The Keldur Escape Tunnel
Hidden beneath the floor of Iceland's oldest surviving hall, a 25-metre escape tunnel to the creek wasn't discovered until 1932 — built for a war that actually came.
Keldur, in the Rangárvellir district of South Iceland, is believed to be the site of the oldest surviving hall structure in the country, with construction dated to the 11th century and a documented history stretching back to the events of Njáls Saga, in which the farm appears as the home of Ingjaldur Höskuldsson. The hall's most striking feature went unnoticed for centuries. In 1932, restoration work uncovered an opening in the floor near where a throne or high seat would once have stood, leading into a narrow underground passage roughly twenty-five metres long, running from beneath the hall out to the nearby creek. The tunnel's construction is generally dated to the 12th or 13th century — later than the hall itself — and most closely associated with Hálfdán Sæmundsson and his wife Steinvör Sighvatsdóttir, who held Keldur during the Sturlung Age, the brutal mid-13th-century civil war period that consumed Iceland's chieftain families. The timing is not coincidental. Hálfdán is recorded as having been besieged at Keldur by an armed war-band of roughly a hundred men after he refused to support his brother-in-law Kolbeinn ungi ahead of the Battle of Örlygsstaðir in 1238 — one of the bloodiest engagements of the period.

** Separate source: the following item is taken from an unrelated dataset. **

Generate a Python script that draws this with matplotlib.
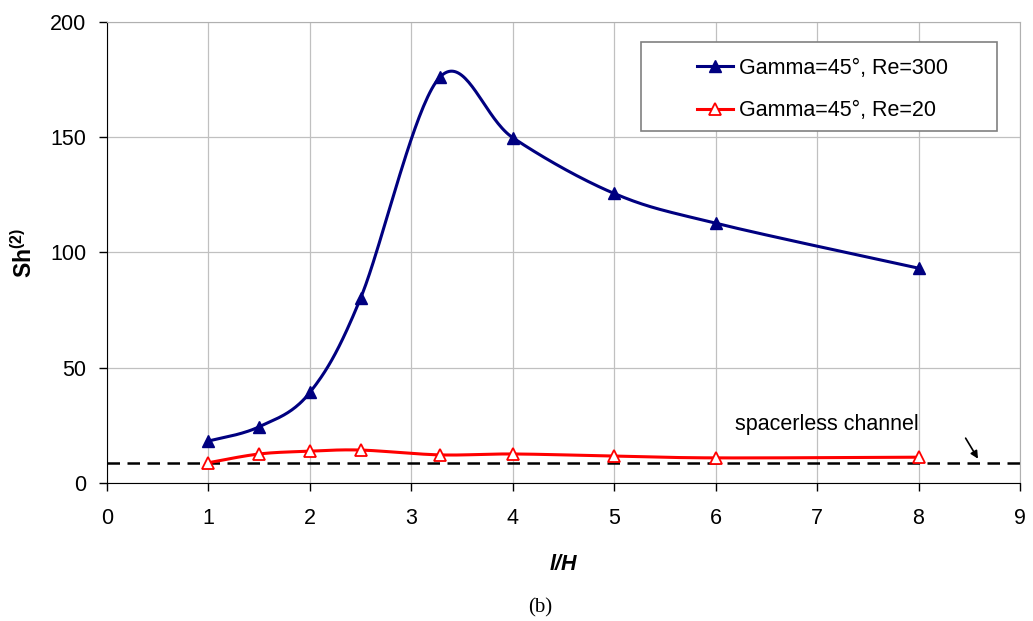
import numpy as np
import matplotlib
matplotlib.use("Agg")
import matplotlib.pyplot as plt
from matplotlib.patches import Rectangle

plt.rcParams['font.family'] = ['Liberation Sans', 'DejaVu Sans']
plt.rcParams['mathtext.fontset'] = 'custom'
plt.rcParams['mathtext.rm'] = 'Liberation Sans'
plt.rcParams['mathtext.bf'] = 'Liberation Sans:bold'

# data
lh = [1, 1.5, 2, 2.5, 3.28, 4, 5, 6, 8]
sh_re300 = [18.2, 24.4, 39.3, 80.2, 176.0, 149.8, 125.6, 112.7, 93.2]
sh_re20 = [8.8, 12.6, 13.8, 14.3, 12.2, 12.6, 11.7, 10.9, 11.2]
spacerless = 8.8


def smooth(x, y, n=40):
    # excel style smoothed line: bezier segments through the points
    x = np.asarray(x, float)
    y = np.asarray(y, float)
    px = np.concatenate([[x[0]], x, [x[-1]]])
    py = np.concatenate([[y[0]], y, [y[-1]]])
    t = np.linspace(0, 1, n)[:, None]
    xs, ys = [], []
    for i in range(1, len(px) - 2):
        p0 = np.array([px[i], py[i]])
        p3 = np.array([px[i + 1], py[i + 1]])
        c1 = p0 + (np.array([px[i + 1], py[i + 1]]) - np.array([px[i - 1], py[i - 1]])) / 6
        c2 = p3 - (np.array([px[i + 2], py[i + 2]]) - np.array([px[i], py[i]])) / 6
        b = (1 - t) ** 3 * p0 + 3 * (1 - t) ** 2 * t * c1 + 3 * (1 - t) * t ** 2 * c2 + t ** 3 * p3
        xs.append(b[:, 0])
        ys.append(b[:, 1])
    return np.concatenate(xs), np.concatenate(ys)


fig = plt.figure(figsize=(10.33, 6.21), dpi=100)
ax = fig.add_axes([0.1036, 0.2222, 0.8838, 0.7424])

navy = '#000080'
red = '#ff0000'
fs = 15.5

ax.axhline(spacerless, color='black', lw=1.8, ls=(0, (5, 3)), zorder=2)

sx, sy = smooth(lh, sh_re300)
ax.plot(sx, sy, color=navy, lw=2.2, zorder=3)
ax.plot(lh, sh_re300, ls='none', marker='^', ms=9, color=navy, zorder=4)
ax.plot([], [], color=navy, lw=2.2, marker='^', ms=9, label='Gamma=45°, Re=300')

rx, ry = smooth(lh, sh_re20)
ax.plot(rx, ry, color=red, lw=2.2, zorder=3)
ax.plot(lh, sh_re20, ls='none', marker='^', ms=9, mfc='white', mec=red, mew=1.3, zorder=4)
ax.plot([], [], color=red, lw=2.2, marker='^', ms=9, mfc='white', mec=red, mew=1.3,
        label='Gamma=45°, Re=20')

ax.set_xlim(0, 9)
ax.set_ylim(0, 200)
ax.set_xticks(range(0, 10))
ax.set_yticks(range(0, 201, 50))
ax.grid(True, color='#c0c0c0', lw=0.9)
ax.set_axisbelow(True)
ax.tick_params(direction='out', length=6, width=1, labelsize=fs, colors='black')
ax.tick_params(axis='x', pad=12)
ax.tick_params(axis='y', pad=9)
ax.spines['left'].set_color('black')
ax.spines['bottom'].set_color('black')
ax.spines['top'].set_color('#b0b0b0')
ax.spines['right'].set_color('#b0b0b0')

ax.set_xlabel('l/H', fontsize=fs, fontweight='bold', fontstyle='italic', labelpad=18)
ax.set_ylabel(r'$\mathbf{Sh^{(2)}}$', fontsize=fs + 1, labelpad=9)

ax.text(7.1, 25.5, 'spacerless channel', ha='center', va='center', fontsize=fs)
ax.annotate('', xy=(8.6, 9.5), xytext=(8.45, 20.5),
            arrowprops=dict(arrowstyle='-|>', color='black', lw=1.2, mutation_scale=11))

# legend box
ax.add_patch(Rectangle((0.585, 0.7636), 0.39, 0.193, transform=ax.transAxes,
                       facecolor='white', edgecolor='#808080', lw=1.2, zorder=5))
ax.legend(loc='center left', bbox_to_anchor=(0.646, 0.854), fontsize=fs,
          frameon=False, handlelength=1.7, labelspacing=1.0, borderpad=0,
          handletextpad=0.25, borderaxespad=0).set_zorder(6)

fig.text(0.523, 0.021, '(b)', ha='center', va='center', fontsize=15, family='Liberation Serif')

fig.savefig('out.png', dpi=100)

A tunnel offering a concealed route from the hall's interior to open water, invisible to anyone watching the main entrance, would have been a genuinely practical piece of military architecture for exactly that kind of siege, rather than a folkloric flourish added after the fact. The tunnel is preserved under the care of the National Museum of Iceland and remains visible to visitors today, grated over at the entrance but otherwise largely intact — one of the few pieces of medieval Icelandic domestic architecture where the folklore and the engineering point at exactly the same conclusion.